Taki trend nie wychodzi jednak naprzeciw oczekiwaniom wszystkich potencjalnych najemców, zwłaszcza rodzin poszukujących większej przestrzeni mieszkalnej. Okazuje się bowiem, że najchętniej wynajmowane są lokale 2- i 3-pokojowe. W Krakowie i Wrocławiu stanowią one około 2/3 zapytań od osób poszukujących mieszkania. Znacznie mniejszym zainteresowaniem cieszą się kawalerki, co pokazuje, że wbrew obiegowej opinii o dominacji mikrokawalerek, rynek potrzebuje przede wszystkim mieszkań o większym metrażu.

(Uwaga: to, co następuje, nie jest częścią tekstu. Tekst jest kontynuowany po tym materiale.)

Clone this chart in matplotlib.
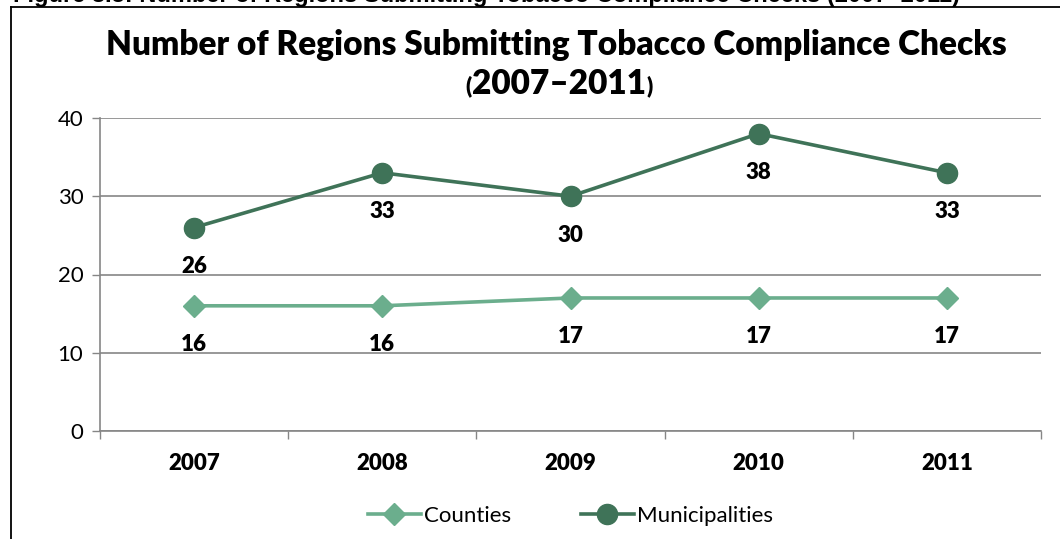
import matplotlib
matplotlib.use('Agg')
import matplotlib.pyplot as plt
from matplotlib.lines import Line2D
from matplotlib.transforms import offset_copy

years = ['2007', '2008', '2009', '2010', '2011']
counties = [16, 16, 17, 17, 17]
municipalities = [26, 33, 30, 38, 33]
y_ticks = [0, 10, 20, 30, 40]

C_COUNTY = '#6BAE8D'
C_MUNI = '#3F7358'
GRID = '#868686'

plt.rcParams['font.family'] = ['Lato', 'DejaVu Sans']

fig = plt.figure(figsize=(10.6, 5.39), dpi=100)
ax = fig.add_axes([100/1060, 1 - 431/539, 941/1060, 313/539])

x = list(range(len(years)))
ax.plot(x, counties, color=C_COUNTY, lw=2.6, marker='D', ms=11,
        label='Counties', zorder=3)
ax.plot(x, municipalities, color=C_MUNI, lw=2.6, marker='o', ms=14.5,
        label='Municipalities', zorder=3)

for series in (counties, municipalities):
    for xi, v in zip(x, series):
        ax.annotate(str(v), (xi, v), xytext=(0, -28), textcoords='offset points',
                    ha='center', va='center', fontsize=16, fontweight='heavy')

ax.set_xlim(-0.5, len(years) - 0.5)
ax.set_ylim(0, 40)
ax.set_yticks(y_ticks)
ax.set_yticklabels([str(t) for t in y_ticks], fontsize=16)
ax.set_xticks(x)
ax.set_xticklabels(years, fontsize=16, fontweight='heavy')
ax.set_xticks([i - 0.5 for i in range(len(years) + 1)], minor=True)
ax.tick_params(axis='x', which='major', length=0, pad=16)
ax.tick_params(axis='x', which='minor', length=6, width=1, color=GRID, direction='out')
ax.tick_params(axis='y', length=6, width=1, color=GRID, direction='out', pad=6)

for s in ['top', 'right']:
    ax.spines[s].set_visible(False)
for s in ['left', 'bottom']:
    ax.spines[s].set_color(GRID)
    ax.spines[s].set_linewidth(1.2)
ax.yaxis.grid(True, color=GRID, lw=1.2)
ax.set_axisbelow(True)

# title (two lines, smaller parentheses on the second)
fig.text(556/1060, 1 - 45/539, 'Number of Regions Submitting Tobacco Compliance Checks',
         ha='center', va='center', fontsize=24, fontweight='heavy')
mid = fig.text(559/1060, 1 - 84/539, '2007\u20132011', ha='center', va='center',
               fontsize=24, fontweight='heavy')
fig.canvas.draw()
bb = mid.get_window_extent().transformed(fig.transFigure.inverted())
fig.text(bb.x0, 1 - 86/539, '(', ha='right', va='center', fontsize=16,
         fontweight='heavy')
fig.text(bb.x1, 1 - 86/539, ')', ha='left', va='center', fontsize=16,
         fontweight='heavy')

ax.legend(loc='center', bbox_to_anchor=(0.5, (516 - 431) / -313),
          ncol=2, frameon=False, fontsize=16, handlelength=2.4,
          handletextpad=0.15, columnspacing=3.1)

# cropped caption above the chart frame
fig.text(13/1060, 1 - 2/539,
         'Figure 8.5: Number of Regions Submitting Tobacco Compliance Checks (2007\u20132011)',
         ha='left', va='baseline', fontsize=17, fontweight='bold',
         family='Liberation Sans')

# chart frame (only top and left edges are inside the picture)
fig.add_artist(Line2D([11/1060, 1.01], [1 - 7/539, 1 - 7/539],
                      transform=fig.transFigure, color='black', lw=1.3))
fig.add_artist(Line2D([11/1060, 11/1060], [-0.01, 1 - 7/539],
                      transform=fig.transFigure, color='black', lw=1.3))

fig.savefig('out.png', dpi=100)
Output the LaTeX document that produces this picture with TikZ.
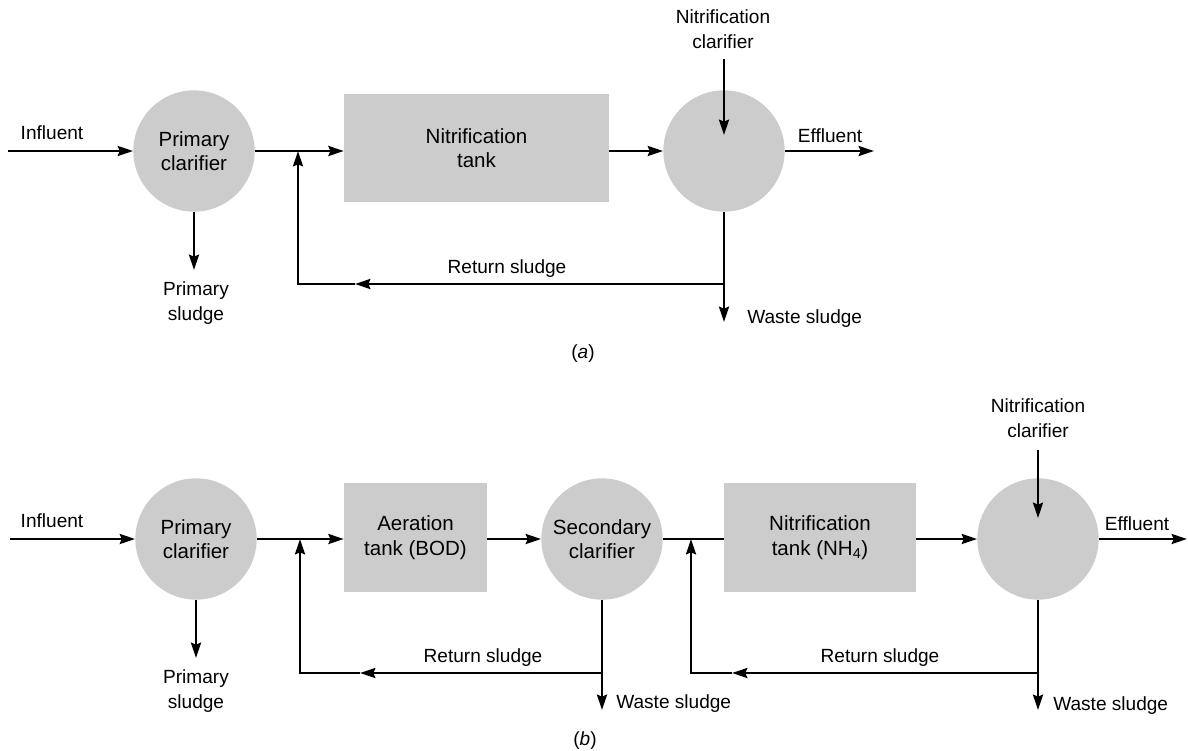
\documentclass[tikz,border=0pt]{standalone}
\usepackage{fontspec}
\setmainfont{Liberation Sans}
\usetikzlibrary{arrows.meta}
\definecolor{tankgray}{HTML}{CCCCCC}
\newcommand\blockfont{\fontsize{15.4}{18.5}\selectfont}
\newcommand\lblfont{\fontsize{14.3}{18.5}\selectfont}
\tikzset{
  pipe/.style={line width=1.8pt},
  flow/.style={line width=1.8pt, -{Stealth[length=11.5pt,width=7.5pt,inset=1.5pt]}},
  unit/.style={circle, fill=tankgray, minimum size=91pt, inner sep=0pt, align=center, font=\blockfont},
  tankbox/.style={rectangle, fill=tankgray, inner sep=0pt, align=center, font=\blockfont},
  lbl/.style={font=\lblfont, inner sep=0pt, align=center},
}
\begin{document}
\begin{tikzpicture}[x=0.75pt, y=-0.75pt]
\useasboundingbox (0,0) rectangle (1188,750);

% ---------------- (a) ----------------
\node[unit] (pcA) at (194,151) {Primary\\clarifier};
\node[tankbox, minimum width=198.75pt, minimum height=81pt] (ntA) at (476.5,148) {Nitrification\\tank};
\node[unit] (ncA) at (724,151) {};

\node[lbl, anchor=base] (infA) at (52,139) {Influent};
\node[lbl] (psA) at (196,303) {Primary\\sludge};
\node[lbl] (nclA) at (723,29.5) {Nitrification\\clarifier};
\node[lbl, anchor=base] (effA) at (830,142) {Effluent};
\node[lbl, anchor=base west] (wsA) at (747,323) {Waste sludge};
\node[lbl, anchor=base] (rsA) at (507,273) {Return sludge};
\node[lbl, anchor=base] (capA) at (583,358) {(\textit{a})};

\coordinate (inA) at (8,151);
\coordinate (psendA) at (194,270);
\coordinate (jA) at (298,151);
\coordinate (jbA) at (298,284);
\coordinate (rmA) at (355,284);
\coordinate (rA) at (724,284);
\coordinate (wendA) at (724,322);
\coordinate (ntopA) at (724,59);
\coordinate (nendA) at (724,135);
\coordinate (effendA) at (874,151);

\draw[flow] (inA) -- (pcA.west);
\draw[flow] (pcA.south) -- (psendA);
\draw[flow] (pcA.east) -- (ntA.west |- pcA.east);
\draw[flow] (ntA.east |- ncA.west) -- (ncA.west);
\draw[flow] (ntopA) -- (nendA);
\draw[flow] (ncA.east) -- (effendA);
\draw[flow] (ncA.south) -- (wendA);
\draw[flow] (rA) -- (rmA);
\draw[flow] (rmA) -- (jbA) -- (jA);

% ---------------- (b) ----------------
\node[unit] (pcB) at (196,539) {Primary\\clarifier};
\node[tankbox, minimum width=107.25pt, minimum height=81.75pt] (atB) at (415.5,537.5) {Aeration\\tank (BOD)};
\node[unit] (scB) at (602,539) {Secondary\\clarifier};
\node[tankbox, minimum width=144pt, minimum height=81.75pt] (ntB) at (820,537.5) {Nitrification\\tank (NH\textsubscript{4})};
\node[unit] (ncB) at (1038,539) {};

\node[lbl, anchor=base] (infB) at (52,527) {Influent};
\node[lbl] (psB) at (196,691) {Primary\\sludge};
\node[lbl] (nclB) at (1038,418.5) {Nitrification\\clarifier};
\node[lbl, anchor=base] (effB) at (1137,530) {Effluent};
\node[lbl, anchor=base west] (ws1B) at (616,708) {Waste sludge};
\node[lbl, anchor=base west] (ws2B) at (1053,710) {Waste sludge};
\node[lbl, anchor=base] (rs1B) at (483,662) {Return sludge};
\node[lbl, anchor=base] (rs2B) at (880,662) {Return sludge};
\node[lbl, anchor=base] (capB) at (585,745) {(\textit{b})};

\coordinate (inB) at (10,539);
\coordinate (psendB) at (196,658);
\coordinate (j1B) at (300,539);
\coordinate (jb1B) at (300,673);
\coordinate (rm1B) at (360,673);
\coordinate (r1B) at (602,673);
\coordinate (wend1B) at (602,710);
\coordinate (j2B) at (691,539);
\coordinate (jb2B) at (691,673);
\coordinate (rm2B) at (732,673);
\coordinate (r2B) at (1038,673);
\coordinate (wend2B) at (1038,710);
\coordinate (ntopB) at (1038,450);
\coordinate (nendB) at (1038,518);
\coordinate (effendB) at (1187,539);

\draw[flow] (inB) -- (pcB.west);
\draw[flow] (pcB.south) -- (psendB);
\draw[flow] (pcB.east) -- (atB.west |- pcB.east);
\draw[flow] (atB.east |- scB.west) -- (scB.west);
\draw[pipe] (scB.east) -- (ntB.west |- scB.east);
\draw[flow] (ntB.east |- ncB.west) -- (ncB.west);
\draw[flow] (ntopB) -- (nendB);
\draw[flow] (ncB.east) -- (effendB);
\draw[flow] (scB.south) -- (wend1B);
\draw[flow] (ncB.south) -- (wend2B);
\draw[flow] (r1B) -- (rm1B);
\draw[flow] (rm1B) -- (jb1B) -- (j1B);
\draw[flow] (r2B) -- (rm2B);
\draw[flow] (rm2B) -- (jb2B) -- (j2B);
\end{tikzpicture}
\end{document}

Odpowiadając na te potrzeby, PFR Nieruchomości ogłosił, że jego strategia zakłada oferowanie głównie mieszkań o większej powierzchni, dopasowanych do aktualnych trendów rynkowych. Dwie trzecie portfela funduszu to lokale powyżej 40 mkw. Co więcej, najemcy mogą liczyć na stabilne warunki dzięki możliwości podpisania nawet 2-letniej umowy z opcją przedłużenia, co jest szczególnie atrakcyjne dla rodzin z dziećmi.
Obserwując stały wzrost cen mieszkań na rynku pierwotnym i rosnące zainteresowanie wynajmem jako alternatywą dla zakupu, PFR Nieruchomości kieruje swoją ofertę głównie do rodzin. Udział kawalerek w portfelu funduszu wynosi zaledwie 10 proc.
Fundusz rozwija swoją ofertę m.in. w Łodzi i Wrocławiu, gdzie proponuje mieszkania w atrakcyjnych lokalizacjach, głównie o większym metrażu, odpowiadające na potrzeby lokalnych najemców. Przykłady te pokazują, jak PFR Nieruchomości reaguje na specyfikę poszczególnych rynków.
Luka mieszkaniowa w Polsce ma szereg przyczyn. Jedną z nich jest niedostateczna podaż nowych mieszkań w stosunku do rosnącego popytu, napędzanego m.in. przez migrację ze wsi do miast, zmiany modelu rodziny i starzenie się społeczeństwa. Kolejnym czynnikiem są rosnące ceny nieruchomości, szczególnie w dużych miastach, które utrudniają wielu osobom zakup własnego mieszkania.
Istotną rolę odgrywa też niewystarczająca dostępność tanich mieszkań na wynajem, co jest efektem m.in. ograniczonej oferty mieszkań komunalnych i socjalnych. Lukę pogłębia również brak systemowych rozwiązań wspierających budownictwo czynszowe, takich jak zachęty podatkowe dla inwestorów budujących mieszkania na wynajem.
Nie bez znaczenia są też czynniki demograficzne - starzejące się społeczeństwo i rosnąca liczba jednoosobowych gospodarstw domowych generują popyt na mniejsze mieszkania, których brakuje na rynku. Luka mieszkaniowa dotyka też określonych grup, np. młodych ludzi rozpoczynających karierę zawodową czy seniorów, którzy potrzebują mieszkań dostosowanych do swoich potrzeb.
Jest jasne, że rynek najmu mieszkań zmienia się, a trend na mniejsze lokale, choć wyraźny, nie odpowiada potrzebom wszystkich najemców. PFR Nieruchomości, oferując większą liczbę przestronnych mieszkań, dostrzega swoją szansę w kontekście rosnących cen na rynku pierwotnym oraz zmieniających się preferencji najemców.